--- BEGIN ---

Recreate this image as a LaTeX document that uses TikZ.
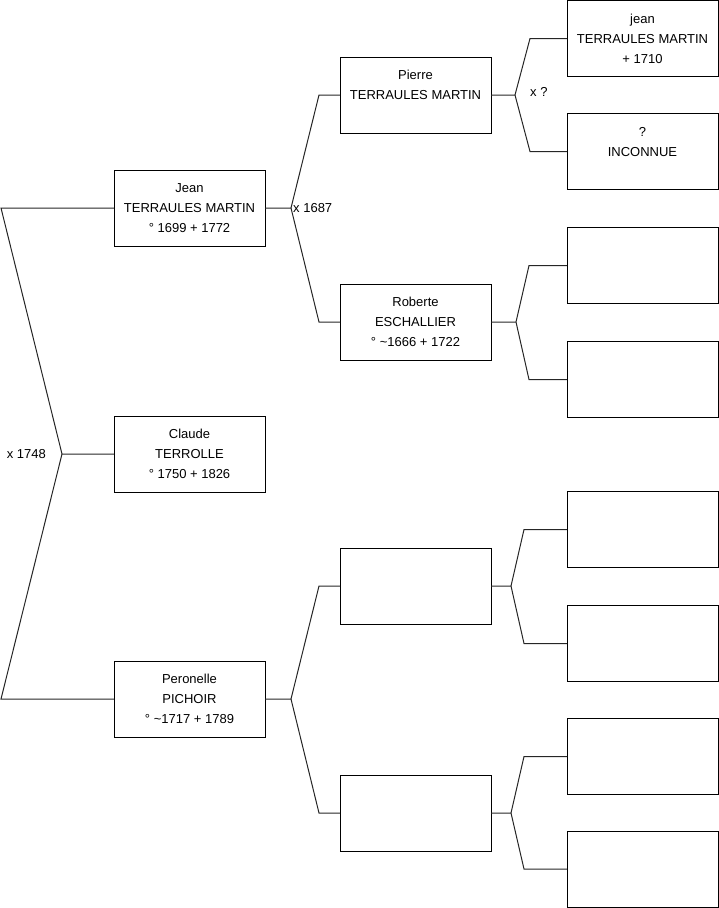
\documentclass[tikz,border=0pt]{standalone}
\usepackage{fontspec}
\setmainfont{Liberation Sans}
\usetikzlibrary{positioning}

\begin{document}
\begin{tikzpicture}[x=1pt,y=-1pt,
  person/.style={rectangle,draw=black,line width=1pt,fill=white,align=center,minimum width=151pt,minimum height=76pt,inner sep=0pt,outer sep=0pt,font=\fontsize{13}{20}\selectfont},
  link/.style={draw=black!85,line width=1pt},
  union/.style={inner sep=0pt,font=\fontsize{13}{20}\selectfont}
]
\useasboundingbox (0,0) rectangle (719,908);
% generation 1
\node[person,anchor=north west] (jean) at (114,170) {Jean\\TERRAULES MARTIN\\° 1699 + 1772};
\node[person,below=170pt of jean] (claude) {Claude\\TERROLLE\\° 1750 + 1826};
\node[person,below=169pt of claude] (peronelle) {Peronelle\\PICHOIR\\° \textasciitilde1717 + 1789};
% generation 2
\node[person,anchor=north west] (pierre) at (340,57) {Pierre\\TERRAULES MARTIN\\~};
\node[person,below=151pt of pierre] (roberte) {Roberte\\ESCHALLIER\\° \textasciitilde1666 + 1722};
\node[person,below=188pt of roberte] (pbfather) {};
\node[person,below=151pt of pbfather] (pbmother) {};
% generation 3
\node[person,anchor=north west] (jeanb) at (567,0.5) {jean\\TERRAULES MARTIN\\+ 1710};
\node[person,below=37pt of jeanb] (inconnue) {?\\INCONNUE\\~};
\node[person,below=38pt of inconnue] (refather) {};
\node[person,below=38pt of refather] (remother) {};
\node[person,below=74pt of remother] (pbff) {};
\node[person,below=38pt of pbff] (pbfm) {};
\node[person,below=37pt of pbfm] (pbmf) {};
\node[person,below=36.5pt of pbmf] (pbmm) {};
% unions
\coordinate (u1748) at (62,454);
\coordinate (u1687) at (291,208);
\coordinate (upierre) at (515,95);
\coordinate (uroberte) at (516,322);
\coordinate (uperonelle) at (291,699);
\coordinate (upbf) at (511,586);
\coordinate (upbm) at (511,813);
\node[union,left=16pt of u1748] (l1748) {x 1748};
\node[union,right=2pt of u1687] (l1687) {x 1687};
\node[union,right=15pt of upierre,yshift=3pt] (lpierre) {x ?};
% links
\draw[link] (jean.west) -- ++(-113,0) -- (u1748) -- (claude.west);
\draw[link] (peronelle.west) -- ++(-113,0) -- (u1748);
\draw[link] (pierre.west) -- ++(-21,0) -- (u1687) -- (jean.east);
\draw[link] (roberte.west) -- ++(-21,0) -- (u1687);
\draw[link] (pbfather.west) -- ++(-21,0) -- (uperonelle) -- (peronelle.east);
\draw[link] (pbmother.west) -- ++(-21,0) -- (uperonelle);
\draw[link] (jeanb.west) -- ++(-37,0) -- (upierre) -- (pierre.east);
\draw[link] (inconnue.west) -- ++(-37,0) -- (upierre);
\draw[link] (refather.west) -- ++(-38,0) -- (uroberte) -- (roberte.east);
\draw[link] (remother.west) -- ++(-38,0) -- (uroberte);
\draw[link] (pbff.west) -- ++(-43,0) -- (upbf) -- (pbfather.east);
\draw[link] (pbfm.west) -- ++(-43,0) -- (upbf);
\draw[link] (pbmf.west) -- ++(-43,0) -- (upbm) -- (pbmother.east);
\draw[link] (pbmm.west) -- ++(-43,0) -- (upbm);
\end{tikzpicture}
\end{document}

--- END ---

**Exercise task**
Reproduce the listing above exactly, excluding all pictures.

**Solution**
Recreate this image as a LaTeX document that uses TikZ.
\documentclass[tikz,border=0pt]{standalone}
\usepackage{fontspec}
\setmainfont{Liberation Sans}
\usetikzlibrary{positioning}

\begin{document}
\begin{tikzpicture}[x=1pt,y=-1pt,
  person/.style={rectangle,draw=black,line width=1pt,fill=white,align=center,minimum width=151pt,minimum height=76pt,inner sep=0pt,outer sep=0pt,font=\fontsize{13}{20}\selectfont},
  link/.style={draw=black!85,line width=1pt},
  union/.style={inner sep=0pt,font=\fontsize{13}{20}\selectfont}
]
\useasboundingbox (0,0) rectangle (719,908);
% generation 1
\node[person,anchor=north west] (jean) at (114,170) {Jean\\TERRAULES MARTIN\\° 1699 + 1772};
\node[person,below=170pt of jean] (claude) {Claude\\TERROLLE\\° 1750 + 1826};
\node[person,below=169pt of claude] (peronelle) {Peronelle\\PICHOIR\\° \textasciitilde1717 + 1789};
% generation 2
\node[person,anchor=north west] (pierre) at (340,57) {Pierre\\TERRAULES MARTIN\\~};
\node[person,below=151pt of pierre] (roberte) {Roberte\\ESCHALLIER\\° \textasciitilde1666 + 1722};
\node[person,below=188pt of roberte] (pbfather) {};
\node[person,below=151pt of pbfather] (pbmother) {};
% generation 3
\node[person,anchor=north west] (jeanb) at (567,0.5) {jean\\TERRAULES MARTIN\\+ 1710};
\node[person,below=37pt of jeanb] (inconnue) {?\\INCONNUE\\~};
\node[person,below=38pt of inconnue] (refather) {};
\node[person,below=38pt of refather] (remother) {};
\node[person,below=74pt of remother] (pbff) {};
\node[person,below=38pt of pbff] (pbfm) {};
\node[person,below=37pt of pbfm] (pbmf) {};
\node[person,below=36.5pt of pbmf] (pbmm) {};
% unions
\coordinate (u1748) at (62,454);
\coordinate (u1687) at (291,208);
\coordinate (upierre) at (515,95);
\coordinate (uroberte) at (516,322);
\coordinate (uperonelle) at (291,699);
\coordinate (upbf) at (511,586);
\coordinate (upbm) at (511,813);
\node[union,left=16pt of u1748] (l1748) {x 1748};
\node[union,right=2pt of u1687] (l1687) {x 1687};
\node[union,right=15pt of upierre,yshift=3pt] (lpierre) {x ?};
% links
\draw[link] (jean.west) -- ++(-113,0) -- (u1748) -- (claude.west);
\draw[link] (peronelle.west) -- ++(-113,0) -- (u1748);
\draw[link] (pierre.west) -- ++(-21,0) -- (u1687) -- (jean.east);
\draw[link] (roberte.west) -- ++(-21,0) -- (u1687);
\draw[link] (pbfather.west) -- ++(-21,0) -- (uperonelle) -- (peronelle.east);
\draw[link] (pbmother.west) -- ++(-21,0) -- (uperonelle);
\draw[link] (jeanb.west) -- ++(-37,0) -- (upierre) -- (pierre.east);
\draw[link] (inconnue.west) -- ++(-37,0) -- (upierre);
\draw[link] (refather.west) -- ++(-38,0) -- (uroberte) -- (roberte.east);
\draw[link] (remother.west) -- ++(-38,0) -- (uroberte);
\draw[link] (pbff.west) -- ++(-43,0) -- (upbf) -- (pbfather.east);
\draw[link] (pbfm.west) -- ++(-43,0) -- (upbf);
\draw[link] (pbmf.west) -- ++(-43,0) -- (upbm) -- (pbmother.east);
\draw[link] (pbmm.west) -- ++(-43,0) -- (upbm);
\end{tikzpicture}
\end{document}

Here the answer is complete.